TASK TO COMPLETE: Write out each line exactly as it stands, please.

DATA PROVIDED:
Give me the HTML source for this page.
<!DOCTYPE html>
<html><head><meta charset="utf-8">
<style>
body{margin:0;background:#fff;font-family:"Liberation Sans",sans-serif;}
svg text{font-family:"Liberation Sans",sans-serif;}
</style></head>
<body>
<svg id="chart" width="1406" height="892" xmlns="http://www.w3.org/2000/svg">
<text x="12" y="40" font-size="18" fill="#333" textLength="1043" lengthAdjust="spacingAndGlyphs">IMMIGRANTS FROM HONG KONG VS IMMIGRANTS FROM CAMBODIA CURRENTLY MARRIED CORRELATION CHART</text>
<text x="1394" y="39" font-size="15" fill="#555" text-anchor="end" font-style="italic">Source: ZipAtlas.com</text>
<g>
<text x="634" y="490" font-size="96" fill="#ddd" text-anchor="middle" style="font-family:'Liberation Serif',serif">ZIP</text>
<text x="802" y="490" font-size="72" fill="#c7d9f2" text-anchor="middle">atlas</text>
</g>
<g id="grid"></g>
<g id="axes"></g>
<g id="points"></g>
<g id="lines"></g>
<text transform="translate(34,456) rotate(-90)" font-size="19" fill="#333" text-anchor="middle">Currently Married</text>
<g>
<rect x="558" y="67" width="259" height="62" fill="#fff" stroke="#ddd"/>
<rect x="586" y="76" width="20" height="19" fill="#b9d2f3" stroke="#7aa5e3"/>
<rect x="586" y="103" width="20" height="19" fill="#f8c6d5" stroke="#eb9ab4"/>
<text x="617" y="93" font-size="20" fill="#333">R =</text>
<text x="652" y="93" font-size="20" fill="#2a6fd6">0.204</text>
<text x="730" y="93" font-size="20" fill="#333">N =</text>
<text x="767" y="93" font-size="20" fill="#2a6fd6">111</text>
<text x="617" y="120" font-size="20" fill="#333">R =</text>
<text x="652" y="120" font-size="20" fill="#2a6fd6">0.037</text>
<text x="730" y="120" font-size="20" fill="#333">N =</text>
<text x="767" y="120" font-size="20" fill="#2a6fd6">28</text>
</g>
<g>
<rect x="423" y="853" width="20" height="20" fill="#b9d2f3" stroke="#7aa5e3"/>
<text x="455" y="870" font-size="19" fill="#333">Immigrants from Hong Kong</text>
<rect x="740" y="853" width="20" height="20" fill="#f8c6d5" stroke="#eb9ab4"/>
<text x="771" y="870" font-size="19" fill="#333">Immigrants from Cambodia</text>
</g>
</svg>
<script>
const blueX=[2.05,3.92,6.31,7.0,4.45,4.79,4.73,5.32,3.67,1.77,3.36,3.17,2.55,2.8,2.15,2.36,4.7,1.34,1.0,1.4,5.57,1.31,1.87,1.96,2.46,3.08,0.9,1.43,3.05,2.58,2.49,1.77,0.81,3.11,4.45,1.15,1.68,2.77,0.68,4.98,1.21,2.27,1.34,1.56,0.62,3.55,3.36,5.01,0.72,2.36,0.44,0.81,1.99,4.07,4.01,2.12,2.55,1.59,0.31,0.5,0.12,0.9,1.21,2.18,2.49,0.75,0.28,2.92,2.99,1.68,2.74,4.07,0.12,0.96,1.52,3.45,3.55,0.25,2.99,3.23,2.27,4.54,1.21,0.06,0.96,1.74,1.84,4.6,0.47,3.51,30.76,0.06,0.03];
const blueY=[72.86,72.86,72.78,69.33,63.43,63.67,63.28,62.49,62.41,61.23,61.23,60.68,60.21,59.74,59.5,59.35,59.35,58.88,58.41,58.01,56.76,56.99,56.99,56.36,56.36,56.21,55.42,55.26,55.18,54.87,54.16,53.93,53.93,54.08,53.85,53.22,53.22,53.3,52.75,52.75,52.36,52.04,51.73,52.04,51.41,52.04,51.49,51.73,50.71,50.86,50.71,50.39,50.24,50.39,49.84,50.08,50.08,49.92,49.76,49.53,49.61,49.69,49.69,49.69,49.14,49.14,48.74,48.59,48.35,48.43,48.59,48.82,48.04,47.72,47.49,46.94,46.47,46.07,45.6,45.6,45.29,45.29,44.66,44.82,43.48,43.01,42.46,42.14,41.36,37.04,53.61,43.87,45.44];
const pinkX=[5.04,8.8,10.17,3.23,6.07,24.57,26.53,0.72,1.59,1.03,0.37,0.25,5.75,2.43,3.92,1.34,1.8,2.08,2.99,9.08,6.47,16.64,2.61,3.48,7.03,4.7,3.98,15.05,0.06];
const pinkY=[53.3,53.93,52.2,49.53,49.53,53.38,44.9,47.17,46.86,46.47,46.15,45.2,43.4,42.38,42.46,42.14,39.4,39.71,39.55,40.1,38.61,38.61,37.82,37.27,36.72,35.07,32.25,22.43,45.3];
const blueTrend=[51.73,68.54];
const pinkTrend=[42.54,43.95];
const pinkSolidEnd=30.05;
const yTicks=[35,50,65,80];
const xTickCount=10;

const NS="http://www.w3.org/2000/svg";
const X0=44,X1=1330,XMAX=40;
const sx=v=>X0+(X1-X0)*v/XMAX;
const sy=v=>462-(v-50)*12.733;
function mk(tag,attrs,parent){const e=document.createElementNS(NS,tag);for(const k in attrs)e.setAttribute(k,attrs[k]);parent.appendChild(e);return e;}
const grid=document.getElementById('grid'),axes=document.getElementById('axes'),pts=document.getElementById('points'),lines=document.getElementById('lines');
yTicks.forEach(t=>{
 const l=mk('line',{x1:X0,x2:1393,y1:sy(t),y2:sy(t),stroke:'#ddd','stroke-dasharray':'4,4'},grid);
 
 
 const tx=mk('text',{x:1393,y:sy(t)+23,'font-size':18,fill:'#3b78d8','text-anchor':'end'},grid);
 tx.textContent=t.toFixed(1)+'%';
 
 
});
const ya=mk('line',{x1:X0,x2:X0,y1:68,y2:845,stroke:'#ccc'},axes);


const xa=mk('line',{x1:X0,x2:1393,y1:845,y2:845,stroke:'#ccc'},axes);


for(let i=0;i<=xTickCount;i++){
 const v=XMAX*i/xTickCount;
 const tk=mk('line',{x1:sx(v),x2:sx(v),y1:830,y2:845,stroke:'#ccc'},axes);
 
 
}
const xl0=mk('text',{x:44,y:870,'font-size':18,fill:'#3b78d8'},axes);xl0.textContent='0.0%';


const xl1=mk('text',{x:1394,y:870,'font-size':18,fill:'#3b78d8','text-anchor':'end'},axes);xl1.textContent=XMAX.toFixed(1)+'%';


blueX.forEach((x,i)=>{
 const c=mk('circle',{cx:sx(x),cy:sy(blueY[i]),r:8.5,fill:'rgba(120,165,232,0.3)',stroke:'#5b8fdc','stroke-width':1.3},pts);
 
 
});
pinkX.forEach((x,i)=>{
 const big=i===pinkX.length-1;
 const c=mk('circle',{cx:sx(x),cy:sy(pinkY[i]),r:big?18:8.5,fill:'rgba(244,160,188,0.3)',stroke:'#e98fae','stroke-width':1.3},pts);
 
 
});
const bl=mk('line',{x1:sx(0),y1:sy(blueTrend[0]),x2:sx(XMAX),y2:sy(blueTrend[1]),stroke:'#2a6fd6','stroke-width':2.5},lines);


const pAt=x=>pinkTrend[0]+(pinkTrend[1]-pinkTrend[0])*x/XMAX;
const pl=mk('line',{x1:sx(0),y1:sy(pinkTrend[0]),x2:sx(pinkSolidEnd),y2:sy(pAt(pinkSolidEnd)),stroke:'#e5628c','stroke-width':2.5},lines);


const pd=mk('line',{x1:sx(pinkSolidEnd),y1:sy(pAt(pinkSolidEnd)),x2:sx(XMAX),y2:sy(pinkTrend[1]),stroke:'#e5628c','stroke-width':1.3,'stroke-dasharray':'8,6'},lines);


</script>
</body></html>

WRITTEN RESPONSE:
Give me the HTML source for this page.
<!DOCTYPE html>
<html><head><meta charset="utf-8">
<style>
body{margin:0;background:#fff;font-family:"Liberation Sans",sans-serif;}
svg text{font-family:"Liberation Sans",sans-serif;}
</style></head>
<body>
<svg id="chart" width="1406" height="892" xmlns="http://www.w3.org/2000/svg">
<text x="12" y="40" font-size="18" fill="#333" textLength="1043" lengthAdjust="spacingAndGlyphs">IMMIGRANTS FROM HONG KONG VS IMMIGRANTS FROM CAMBODIA CURRENTLY MARRIED CORRELATION CHART</text>
<text x="1394" y="39" font-size="15" fill="#555" text-anchor="end" font-style="italic">Source: ZipAtlas.com</text>
<g>
<text x="634" y="490" font-size="96" fill="#ddd" text-anchor="middle" style="font-family:'Liberation Serif',serif">ZIP</text>
<text x="802" y="490" font-size="72" fill="#c7d9f2" text-anchor="middle">atlas</text>
</g>
<g id="grid"></g>
<g id="axes"></g>
<g id="points"></g>
<g id="lines"></g>
<text transform="translate(34,456) rotate(-90)" font-size="19" fill="#333" text-anchor="middle">Currently Married</text>
<g>
<rect x="558" y="67" width="259" height="62" fill="#fff" stroke="#ddd"/>
<rect x="586" y="76" width="20" height="19" fill="#b9d2f3" stroke="#7aa5e3"/>
<rect x="586" y="103" width="20" height="19" fill="#f8c6d5" stroke="#eb9ab4"/>
<text x="617" y="93" font-size="20" fill="#333">R =</text>
<text x="652" y="93" font-size="20" fill="#2a6fd6">0.204</text>
<text x="730" y="93" font-size="20" fill="#333">N =</text>
<text x="767" y="93" font-size="20" fill="#2a6fd6">111</text>
<text x="617" y="120" font-size="20" fill="#333">R =</text>
<text x="652" y="120" font-size="20" fill="#2a6fd6">0.037</text>
<text x="730" y="120" font-size="20" fill="#333">N =</text>
<text x="767" y="120" font-size="20" fill="#2a6fd6">28</text>
</g>
<g>
<rect x="423" y="853" width="20" height="20" fill="#b9d2f3" stroke="#7aa5e3"/>
<text x="455" y="870" font-size="19" fill="#333">Immigrants from Hong Kong</text>
<rect x="740" y="853" width="20" height="20" fill="#f8c6d5" stroke="#eb9ab4"/>
<text x="771" y="870" font-size="19" fill="#333">Immigrants from Cambodia</text>
</g>
</svg>
<script>
const blueX=[2.05,3.92,6.31,7.0,4.45,4.79,4.73,5.32,3.67,1.77,3.36,3.17,2.55,2.8,2.15,2.36,4.7,1.34,1.0,1.4,5.57,1.31,1.87,1.96,2.46,3.08,0.9,1.43,3.05,2.58,2.49,1.77,0.81,3.11,4.45,1.15,1.68,2.77,0.68,4.98,1.21,2.27,1.34,1.56,0.62,3.55,3.36,5.01,0.72,2.36,0.44,0.81,1.99,4.07,4.01,2.12,2.55,1.59,0.31,0.5,0.12,0.9,1.21,2.18,2.49,0.75,0.28,2.92,2.99,1.68,2.74,4.07,0.12,0.96,1.52,3.45,3.55,0.25,2.99,3.23,2.27,4.54,1.21,0.06,0.96,1.74,1.84,4.6,0.47,3.51,30.76,0.06,0.03];
const blueY=[72.86,72.86,72.78,69.33,63.43,63.67,63.28,62.49,62.41,61.23,61.23,60.68,60.21,59.74,59.5,59.35,59.35,58.88,58.41,58.01,56.76,56.99,56.99,56.36,56.36,56.21,55.42,55.26,55.18,54.87,54.16,53.93,53.93,54.08,53.85,53.22,53.22,53.3,52.75,52.75,52.36,52.04,51.73,52.04,51.41,52.04,51.49,51.73,50.71,50.86,50.71,50.39,50.24,50.39,49.84,50.08,50.08,49.92,49.76,49.53,49.61,49.69,49.69,49.69,49.14,49.14,48.74,48.59,48.35,48.43,48.59,48.82,48.04,47.72,47.49,46.94,46.47,46.07,45.6,45.6,45.29,45.29,44.66,44.82,43.48,43.01,42.46,42.14,41.36,37.04,53.61,43.87,45.44];
const pinkX=[5.04,8.8,10.17,3.23,6.07,24.57,26.53,0.72,1.59,1.03,0.37,0.25,5.75,2.43,3.92,1.34,1.8,2.08,2.99,9.08,6.47,16.64,2.61,3.48,7.03,4.7,3.98,15.05,0.06];
const pinkY=[53.3,53.93,52.2,49.53,49.53,53.38,44.9,47.17,46.86,46.47,46.15,45.2,43.4,42.38,42.46,42.14,39.4,39.71,39.55,40.1,38.61,38.61,37.82,37.27,36.72,35.07,32.25,22.43,45.3];
const blueTrend=[51.73,68.54];
const pinkTrend=[42.54,43.95];
const pinkSolidEnd=30.05;
const yTicks=[35,50,65,80];
const xTickCount=10;

const NS="http://www.w3.org/2000/svg";
const X0=44,X1=1330,XMAX=40;
const sx=v=>X0+(X1-X0)*v/XMAX;
const sy=v=>462-(v-50)*12.733;
function mk(tag,attrs,parent){const e=document.createElementNS(NS,tag);for(const k in attrs)e.setAttribute(k,attrs[k]);parent.appendChild(e);return e;}
const grid=document.getElementById('grid'),axes=document.getElementById('axes'),pts=document.getElementById('points'),lines=document.getElementById('lines');
yTicks.forEach(t=>{
 const l=mk('line',{x1:X0,x2:1393,y1:sy(t),y2:sy(t),stroke:'#ddd','stroke-dasharray':'4,4'},grid);
 
 
 const tx=mk('text',{x:1393,y:sy(t)+23,'font-size':18,fill:'#3b78d8','text-anchor':'end'},grid);
 tx.textContent=t.toFixed(1)+'%';
 
 
});
const ya=mk('line',{x1:X0,x2:X0,y1:68,y2:845,stroke:'#ccc'},axes);


const xa=mk('line',{x1:X0,x2:1393,y1:845,y2:845,stroke:'#ccc'},axes);


for(let i=0;i<=xTickCount;i++){
 const v=XMAX*i/xTickCount;
 const tk=mk('line',{x1:sx(v),x2:sx(v),y1:830,y2:845,stroke:'#ccc'},axes);
 
 
}
const xl0=mk('text',{x:44,y:870,'font-size':18,fill:'#3b78d8'},axes);xl0.textContent='0.0%';


const xl1=mk('text',{x:1394,y:870,'font-size':18,fill:'#3b78d8','text-anchor':'end'},axes);xl1.textContent=XMAX.toFixed(1)+'%';


blueX.forEach((x,i)=>{
 const c=mk('circle',{cx:sx(x),cy:sy(blueY[i]),r:8.5,fill:'rgba(120,165,232,0.3)',stroke:'#5b8fdc','stroke-width':1.3},pts);
 
 
});
pinkX.forEach((x,i)=>{
 const big=i===pinkX.length-1;
 const c=mk('circle',{cx:sx(x),cy:sy(pinkY[i]),r:big?18:8.5,fill:'rgba(244,160,188,0.3)',stroke:'#e98fae','stroke-width':1.3},pts);
 
 
});
const bl=mk('line',{x1:sx(0),y1:sy(blueTrend[0]),x2:sx(XMAX),y2:sy(blueTrend[1]),stroke:'#2a6fd6','stroke-width':2.5},lines);


const pAt=x=>pinkTrend[0]+(pinkTrend[1]-pinkTrend[0])*x/XMAX;
const pl=mk('line',{x1:sx(0),y1:sy(pinkTrend[0]),x2:sx(pinkSolidEnd),y2:sy(pAt(pinkSolidEnd)),stroke:'#e5628c','stroke-width':2.5},lines);


const pd=mk('line',{x1:sx(pinkSolidEnd),y1:sy(pAt(pinkSolidEnd)),x2:sx(XMAX),y2:sy(pinkTrend[1]),stroke:'#e5628c','stroke-width':1.3,'stroke-dasharray':'8,6'},lines);


</script>
</body></html>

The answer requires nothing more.